Ibu Pertiwi memanggil. Ketika melakukan kunjungan ke Jerman Barat, Ibnu Sutowo, Direktur Utama Pertamina, ingin menemui Rudy. Ia meminta Dubes RI untuk Jerman Barat, Achmad Tirtosudiro untuk memeprtemukannya dengan Rudy. Tak tahu menahu siapa Ibnu Sutowo, apalagi Pertamina, ia mau saja bertemu, Desember 1973.

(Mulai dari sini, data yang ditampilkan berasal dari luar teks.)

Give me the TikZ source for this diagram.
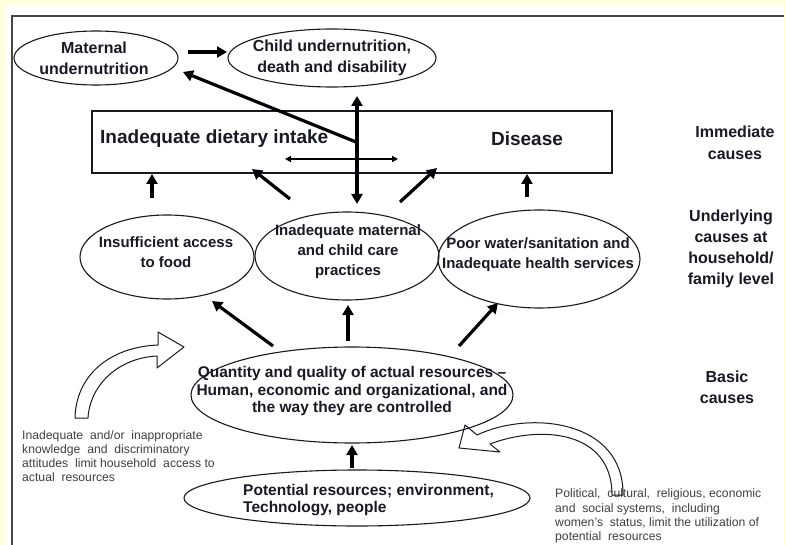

“Saudara Rudy, je moet je schamen als Indonesier!” Kata Sutowo saat pertama kali bertemu. ‘Seharusnya kamu malu sebagai orang Indonesia”. Rudy tercekat. Diam tak bergerak. “Di Indonesia, orang –orang sedang membangun, kamu kok malah di sini?” rentetan kata-kata Sutowo mengusik nasionalismenya. Dadanya bergemuruh. Ia pulang untuk berkarya demi ibu pertiwi setelah 20 tahun bekerja di Jerman.
Sumpahku! **
Terlentang! Jatuh! Perih! Kesal!
Engkau Pegang dalam Perjalanan. Djanji Pusaka dan Sakti.
Tanah Tumpah Darahku. Makmur dan Sutji
Hancur Badan tetap Berdjalan
Djiwa Besar dan Sutji Membawa Aku..Padamu!!
Hari ini, setelah 83 tahun mengabdi, Ibu Pertiwi memanggilmu pulang. Bacharuddin Jusuf Habibie, damailah bersama para pahlawan dalam dekapan Ibu Pertiwi.
(**Puisi ini ditulis Rudy ketika dirawat di rumah sakit Klein Wasserthal, November 1959. Inspirasi utama tulisan ini dari buku “Tak Boleh Lelah dan Kalah” karya Fachmy Casofa. Foto : merdeka.com.)